Rebel groups in Syria fear the November 13 terrorist attacks in Paris will result in the removal of President Bashar al-Assad slipping down the list of the West’s priorities.
The attacks, in which the Islamic State (IS) group killed 130 people in Paris, has caused a u-turn in French public opinion that many fear can only benefit Assad’s regime.
What was unimaginable just a month ago has become a reality: French Foreign Minister Laurent Fabius, who has consistently been a staunch opponent of Assad’s regime (whom he holds responsible for the civil war in Syria), said on Friday that Assad’s army could indeed play a role in the international fight against the IS group.
Damascus takes heart
“The troops on the ground cannot be ours,” he told France’s RTL radio, referring to the need for air strikes to be backed up by infantry. “[But they can be] Syrian soldiers from the Free Syrian Army, Sunni Arab States, and why not regime troops.”
He did stress, however, that any such cooperation was dependent on an “urgent political transition in Damascus”.
The Damascus regime was quick to capitalise on his comments. Syrian Foreign Minister Walid Muallem told a press conference in Moscow that France’s apparent change of heart was “better late than never”.
Since the Paris attacks, France has been making a big diplomatic push to forge a ‘grand alliance’ against the IS group.
France and Russia have now agreed to “coordinate” their air strikes and to “increase information sharing”, despite their profoundly different visions of Assad’s role in a post-war Syria.
Bitter pill for Syria’s rebels
The IS group has therefore relegated to second place France’s demand, echoed until now by allies such as the UK and USA, that Assad must be excluded from any long-term political plan for Syria.
This is bad news for opposition rebel groups that have been fighting the Assad regime for the past four years. These groups, who have relied on moral and material support from the West, are now uncertain what the future holds for them.
“The Syrian opposition is going through a very difficult period,” François Burgat of the France-based Research Institute for Arabic and Muslim Studies (IREMAM) told FRANCE 24.
“The Paris attacks have already clouded public perception in the West, which is now more than ever unable to distinguish between the IS group and other opposition factions that may be Islamist but are not jihadist militants,” he said. “The opposition rebel groups are living their darkest days since the beginning of the civil war.”

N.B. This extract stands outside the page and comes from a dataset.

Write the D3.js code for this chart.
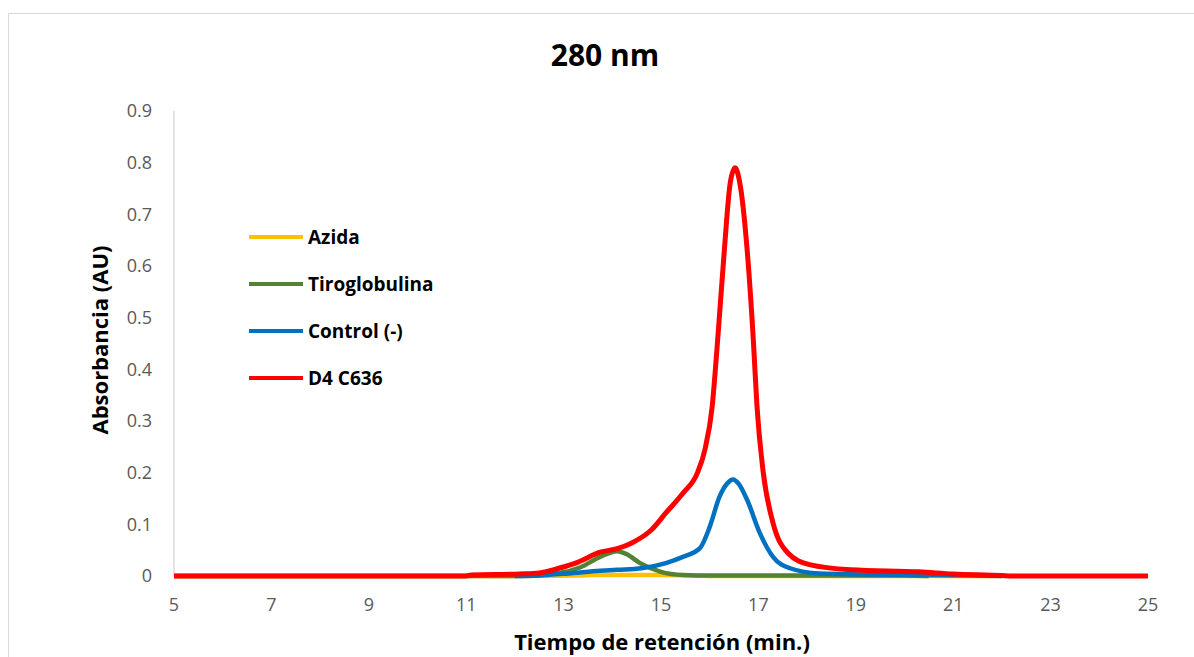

Russia’s bombing campaign in Syria, which began at the end of September 2015, had already put these groups in an extremely precarious situation. Moscow declared that the IS group is the target of its raids, but many of its air strikes in Syria have reportedly been against rebel forces. Assad is a long-time ally of the Kremlin.
Some of these groups have appealed directly to Russia to stop. The Southern Front, which is part of the opposition, even begged Russia to stop bombing its positions in a YouTube video. To make sure their message was understood, the video was made in Russian.
Bringing al Qaeda’s al-Nusra Front in from the cold
The future of material contributions to the various rebel groups are complicated by another powerful armed group fighting both the IS group and the Damascus regime: the al-Nusra Front, which has been the Syrian branch of al Qaeda since 2013.
Indeed, al-Nusra’s status among the various opposition groups has been improved by the global consensus that fighting the IS group must be the top priority in Syria, to the extent that Khaled Khoja, head of the Syrian National Coalition, on Thursday publicly called on al-Nusra to renounce its al Qaeda links.
“I call on the respectable revolutionaries in this [al Nusra] group to come back under the flag of the Syrian Revolution so that we can save our country from further destruction,” he said.
According to François Burgat, calling al Qaeda’s Syrian fighters “respectable” underlines the “paradox of their status in Syria”.
“Because of their behaviour in Syria, in particular towards the local population, they suddenly appear as the kind of ally that Western countries, including France, can do business with,” Burgat said.
Al-Nusra is also the corner stone of the “Army of Conquest”, a federation of rebel groups that has enjoyed a string of victories in northern Syria since the beginning of 2015.
The group is considered by many factions within the rebels as an ally in the fight against Assad primarily because it has not sought to implement a “caliphate”, which is the stated aim of the IS group.
“Only its historic links to al Qaeda are preventing al-Nusra from becoming an integral part of Syria’s republican opposition,” said Burgat. “It is no surprise therefore that [Syrian National Coalition head Khaled Khoja] should call on the group to align itself with Syria’s rebel opposition effort. This would make the group a far more palatable proposition for Arab and Western support.”
If France and its western allies wish to see a post-war Syria without Assad at the helm, non-IS Group rebels need to be supported.
“But if the option to remove Assad from power is shelved, as looks increasingly likely as France positions itself with Russia, the destiny of these rebel groups looks dark indeed,” Burgat concluded.